*** Recorded information ***
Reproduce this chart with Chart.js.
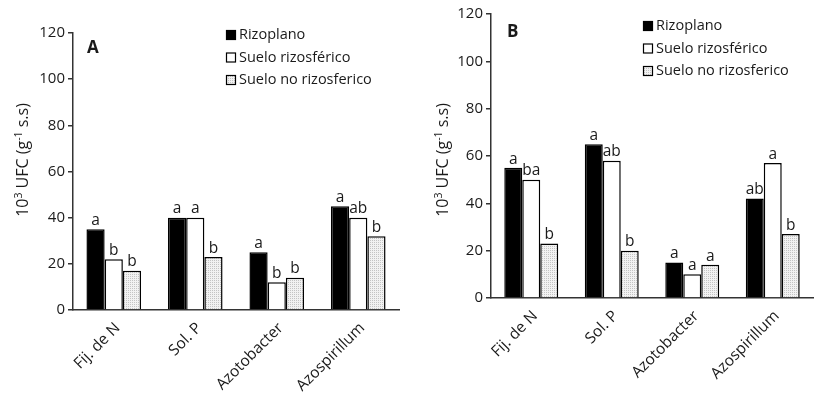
<!DOCTYPE html>
<html>
<head>
<meta charset="utf-8">
<script src="https://cdn.jsdelivr.net/npm/chart.js@4.4.1/dist/chart.umd.min.js"></script>
<style>
    body { margin: 0; background: #fff; }
    #wrap { position: relative; width: 825px; height: 395px; }
    canvas { position: absolute; top: 0; }
    #chart-a { left: 0; }
    #chart-b { left: 410px; }
</style>
</head>
<body>
<div id="wrap">
    <canvas id="chart-a" width="410" height="395"></canvas>
    <canvas id="chart-b" width="415" height="395"></canvas>
</div>
<script>
var categories = ['Fij. de N', 'Sol. P', 'Azotobacter', 'Azospirillum'];
var seriesNames = ['Rizoplano', 'Suelo rizosférico', 'Suelo no rizosferico'];
var yTicks = [0, 20, 40, 60, 80, 100, 120];
// y title pieces: [text, superscript?]
var yTitleParts = [['10', false], ['3', true], [' UFC (g', false], ['-1', true], [' s.s)', false]];

// Panel A
var rizoplanoA = [35, 40, 25, 45];
var rizosfericoA = [22, 40, 12, 40];
var noRizosfericoA = [17, 23, 14, 32];
var lettersA = [['a', 'a', 'a', 'a'], ['b', 'a', 'b', 'ab'], ['b', 'b', 'b', 'b']];

// Panel B
var rizoplanoB = [55, 65, 15, 42];
var rizosfericoB = [50, 58, 10, 57];
var noRizosfericoB = [23, 20, 14, 27];
var lettersB = [['a', 'a', 'a', 'ab'], ['ba', 'ab', 'a', 'a'], ['b', 'b', 'a', 'b']];

var FONT = '"Open Sans", "Liberation Sans", sans-serif';
var TEXT = '#1a1a1a';
var AXIS = '#333';

function dotPattern() {
    var c = document.createElement('canvas');
    c.width = 2;
    c.height = 2;
    var g = c.getContext('2d');
    g.fillStyle = '#f2f2f2';
    g.fillRect(0, 0, 2, 2);
    g.fillStyle = '#c4c4c4';
    g.fillRect(0, 0, 1, 1);
    return g.createPattern(c, 'repeat');
}

var fills = ['#000', '#fff', dotPattern()];

function drawTitle(ctx, cx, cy) {
    var main = '16px ' + FONT, sup = '10.5px ' + FONT;
    var total = 0;
    yTitleParts.forEach(function (p) {
        ctx.font = p[1] ? sup : main;
        total += ctx.measureText(p[0]).width;
    });
    ctx.save();
    ctx.translate(cx, cy);
    ctx.rotate(-Math.PI / 2);
    ctx.textAlign = 'left';
    ctx.textBaseline = 'alphabetic';
    var x = -total / 2;
    yTitleParts.forEach(function (p) {
        ctx.font = p[1] ? sup : main;
        ctx.fillText(p[0], x, p[1] ? -6 : 0);
        x += ctx.measureText(p[0]).width;
    });
    ctx.restore();
}

// letters over bars, panel tag, legend and y title
var annotations = {
    id: 'annotations',
    afterDatasetsDraw: function (chart, args, opts) {
        var ctx = chart.ctx;
        ctx.save();
        ctx.fillStyle = TEXT;
        ctx.font = '15.5px ' + FONT;
        ctx.textAlign = 'center';
        ctx.textBaseline = 'bottom';
        chart.data.datasets.forEach(function (ds, i) {
            chart.getDatasetMeta(i).data.forEach(function (bar, j) {
                ctx.fillText(opts.letters[i][j], bar.x, bar.y - 1);
            });
        });

        ctx.font = 'bold 17px ' + FONT;
        ctx.textAlign = 'left';
        ctx.textBaseline = 'alphabetic';
        ctx.fillText(opts.panel, opts.panelX, opts.panelY);

        // legend
        ctx.font = '14.5px ' + FONT;
        ctx.textBaseline = 'middle';
        seriesNames.forEach(function (name, i) {
            var y = opts.legendY + i * 22.5;
            ctx.fillStyle = fills[i];
            ctx.fillRect(opts.legendX, y - 5, 10, 10);
            ctx.strokeStyle = '#000';
            ctx.lineWidth = 1.2;
            ctx.strokeRect(opts.legendX + 0.5, y - 4.5, 9, 9);
            ctx.fillStyle = TEXT;
            ctx.fillText(name, opts.legendX + 13, y);
        });

        ctx.fillStyle = TEXT;
        drawTitle(ctx, opts.titleX, opts.titleY);
        ctx.restore();
    }
};

function makeChart(id, series, opts, box) {
    var datasets = series.map(function (values, i) {
        return {
            label: seriesNames[i],
            data: values,
            backgroundColor: fills[i],
            borderColor: '#000',
            borderWidth: 1.5,
            borderSkipped: 'bottom'
        };
    });

    return new Chart(document.getElementById(id), {
        type: 'bar',
        data: { labels: categories, datasets: datasets },
        options: {
            responsive: false,
            animation: false,
            categoryPercentage: 0.67,
            barPercentage: 1.0,
            layout: { padding: { left: 0, right: box.right, top: box.top, bottom: 0 } },
            plugins: {
                legend: { display: false },
                tooltip: { enabled: false },
                annotations: opts
            },
            scales: {
                x: {
                    grid: { drawOnChartArea: false, drawTicks: false },
                    border: { display: true, color: AXIS, width: 1.5 },
                    ticks: {
                        color: TEXT,
                        font: { family: FONT, size: 15.5 },
                        maxRotation: 45,
                        minRotation: 45,
                        autoSkip: false,
                        padding: 9,
                        labelOffset: 4
                    },
                    afterFit: function (scale) { scale.height = box.xHeight; }
                },
                y: {
                    min: 0,
                    max: 120,
                    afterBuildTicks: function (scale) {
                        scale.ticks = yTicks.map(function (v) { return { value: v }; });
                    },
                    grid: { drawOnChartArea: false, drawTicks: true, tickLength: 5, color: AXIS, lineWidth: 1.5 },
                    border: { display: true, color: AXIS, width: 1.5 },
                    ticks: {
                        color: TEXT,
                        font: { family: FONT, size: 15 },
                        padding: 3
                    },
                    afterFit: function (scale) { scale.width = box.yWidth; }
                }
            }
        },
        plugins: [annotations]
    });
}

makeChart('chart-a', [rizoplanoA, rizosfericoA, noRizosfericoA], {
    letters: lettersA,
    panel: 'A',
    panelX: 87,
    panelY: 53,
    legendX: 226,
    legendY: 35,
    titleX: 28,
    titleY: 160
}, { right: 11, top: 33, xHeight: 85, yWidth: 73 });

makeChart('chart-b', [rizoplanoB, rizosfericoB, noRizosfericoB], {
    letters: lettersB,
    panel: 'B',
    panelX: 97,
    panelY: 37,
    legendX: 233,
    legendY: 26,
    titleX: 38,
    titleY: 160
}, { right: 12, top: 14, xHeight: 97, yWidth: 81 });
</script>
</body>
</html>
***
Set task — Repeat the material above verbatim. Leave the pictures behind.

Answer for the task —
Reproduce this chart with Chart.js.
<!DOCTYPE html>
<html>
<head>
<meta charset="utf-8">
<script src="https://cdn.jsdelivr.net/npm/chart.js@4.4.1/dist/chart.umd.min.js"></script>
<style>
    body { margin: 0; background: #fff; }
    #wrap { position: relative; width: 825px; height: 395px; }
    canvas { position: absolute; top: 0; }
    #chart-a { left: 0; }
    #chart-b { left: 410px; }
</style>
</head>
<body>
<div id="wrap">
    <canvas id="chart-a" width="410" height="395"></canvas>
    <canvas id="chart-b" width="415" height="395"></canvas>
</div>
<script>
var categories = ['Fij. de N', 'Sol. P', 'Azotobacter', 'Azospirillum'];
var seriesNames = ['Rizoplano', 'Suelo rizosférico', 'Suelo no rizosferico'];
var yTicks = [0, 20, 40, 60, 80, 100, 120];
// y title pieces: [text, superscript?]
var yTitleParts = [['10', false], ['3', true], [' UFC (g', false], ['-1', true], [' s.s)', false]];

// Panel A
var rizoplanoA = [35, 40, 25, 45];
var rizosfericoA = [22, 40, 12, 40];
var noRizosfericoA = [17, 23, 14, 32];
var lettersA = [['a', 'a', 'a', 'a'], ['b', 'a', 'b', 'ab'], ['b', 'b', 'b', 'b']];

// Panel B
var rizoplanoB = [55, 65, 15, 42];
var rizosfericoB = [50, 58, 10, 57];
var noRizosfericoB = [23, 20, 14, 27];
var lettersB = [['a', 'a', 'a', 'ab'], ['ba', 'ab', 'a', 'a'], ['b', 'b', 'a', 'b']];

var FONT = '"Open Sans", "Liberation Sans", sans-serif';
var TEXT = '#1a1a1a';
var AXIS = '#333';

function dotPattern() {
    var c = document.createElement('canvas');
    c.width = 2;
    c.height = 2;
    var g = c.getContext('2d');
    g.fillStyle = '#f2f2f2';
    g.fillRect(0, 0, 2, 2);
    g.fillStyle = '#c4c4c4';
    g.fillRect(0, 0, 1, 1);
    return g.createPattern(c, 'repeat');
}

var fills = ['#000', '#fff', dotPattern()];

function drawTitle(ctx, cx, cy) {
    var main = '16px ' + FONT, sup = '10.5px ' + FONT;
    var total = 0;
    yTitleParts.forEach(function (p) {
        ctx.font = p[1] ? sup : main;
        total += ctx.measureText(p[0]).width;
    });
    ctx.save();
    ctx.translate(cx, cy);
    ctx.rotate(-Math.PI / 2);
    ctx.textAlign = 'left';
    ctx.textBaseline = 'alphabetic';
    var x = -total / 2;
    yTitleParts.forEach(function (p) {
        ctx.font = p[1] ? sup : main;
        ctx.fillText(p[0], x, p[1] ? -6 : 0);
        x += ctx.measureText(p[0]).width;
    });
    ctx.restore();
}

// letters over bars, panel tag, legend and y title
var annotations = {
    id: 'annotations',
    afterDatasetsDraw: function (chart, args, opts) {
        var ctx = chart.ctx;
        ctx.save();
        ctx.fillStyle = TEXT;
        ctx.font = '15.5px ' + FONT;
        ctx.textAlign = 'center';
        ctx.textBaseline = 'bottom';
        chart.data.datasets.forEach(function (ds, i) {
            chart.getDatasetMeta(i).data.forEach(function (bar, j) {
                ctx.fillText(opts.letters[i][j], bar.x, bar.y - 1);
            });
        });

        ctx.font = 'bold 17px ' + FONT;
        ctx.textAlign = 'left';
        ctx.textBaseline = 'alphabetic';
        ctx.fillText(opts.panel, opts.panelX, opts.panelY);

        // legend
        ctx.font = '14.5px ' + FONT;
        ctx.textBaseline = 'middle';
        seriesNames.forEach(function (name, i) {
            var y = opts.legendY + i * 22.5;
            ctx.fillStyle = fills[i];
            ctx.fillRect(opts.legendX, y - 5, 10, 10);
            ctx.strokeStyle = '#000';
            ctx.lineWidth = 1.2;
            ctx.strokeRect(opts.legendX + 0.5, y - 4.5, 9, 9);
            ctx.fillStyle = TEXT;
            ctx.fillText(name, opts.legendX + 13, y);
        });

        ctx.fillStyle = TEXT;
        drawTitle(ctx, opts.titleX, opts.titleY);
        ctx.restore();
    }
};

function makeChart(id, series, opts, box) {
    var datasets = series.map(function (values, i) {
        return {
            label: seriesNames[i],
            data: values,
            backgroundColor: fills[i],
            borderColor: '#000',
            borderWidth: 1.5,
            borderSkipped: 'bottom'
        };
    });

    return new Chart(document.getElementById(id), {
        type: 'bar',
        data: { labels: categories, datasets: datasets },
        options: {
            responsive: false,
            animation: false,
            categoryPercentage: 0.67,
            barPercentage: 1.0,
            layout: { padding: { left: 0, right: box.right, top: box.top, bottom: 0 } },
            plugins: {
                legend: { display: false },
                tooltip: { enabled: false },
                annotations: opts
            },
            scales: {
                x: {
                    grid: { drawOnChartArea: false, drawTicks: false },
                    border: { display: true, color: AXIS, width: 1.5 },
                    ticks: {
                        color: TEXT,
                        font: { family: FONT, size: 15.5 },
                        maxRotation: 45,
                        minRotation: 45,
                        autoSkip: false,
                        padding: 9,
                        labelOffset: 4
                    },
                    afterFit: function (scale) { scale.height = box.xHeight; }
                },
                y: {
                    min: 0,
                    max: 120,
                    afterBuildTicks: function (scale) {
                        scale.ticks = yTicks.map(function (v) { return { value: v }; });
                    },
                    grid: { drawOnChartArea: false, drawTicks: true, tickLength: 5, color: AXIS, lineWidth: 1.5 },
                    border: { display: true, color: AXIS, width: 1.5 },
                    ticks: {
                        color: TEXT,
                        font: { family: FONT, size: 15 },
                        padding: 3
                    },
                    afterFit: function (scale) { scale.width = box.yWidth; }
                }
            }
        },
        plugins: [annotations]
    });
}

makeChart('chart-a', [rizoplanoA, rizosfericoA, noRizosfericoA], {
    letters: lettersA,
    panel: 'A',
    panelX: 87,
    panelY: 53,
    legendX: 226,
    legendY: 35,
    titleX: 28,
    titleY: 160
}, { right: 11, top: 33, xHeight: 85, yWidth: 73 });

makeChart('chart-b', [rizoplanoB, rizosfericoB, noRizosfericoB], {
    letters: lettersB,
    panel: 'B',
    panelX: 97,
    panelY: 37,
    legendX: 233,
    legendY: 26,
    titleX: 38,
    titleY: 160
}, { right: 12, top: 14, xHeight: 97, yWidth: 81 });
</script>
</body>
</html>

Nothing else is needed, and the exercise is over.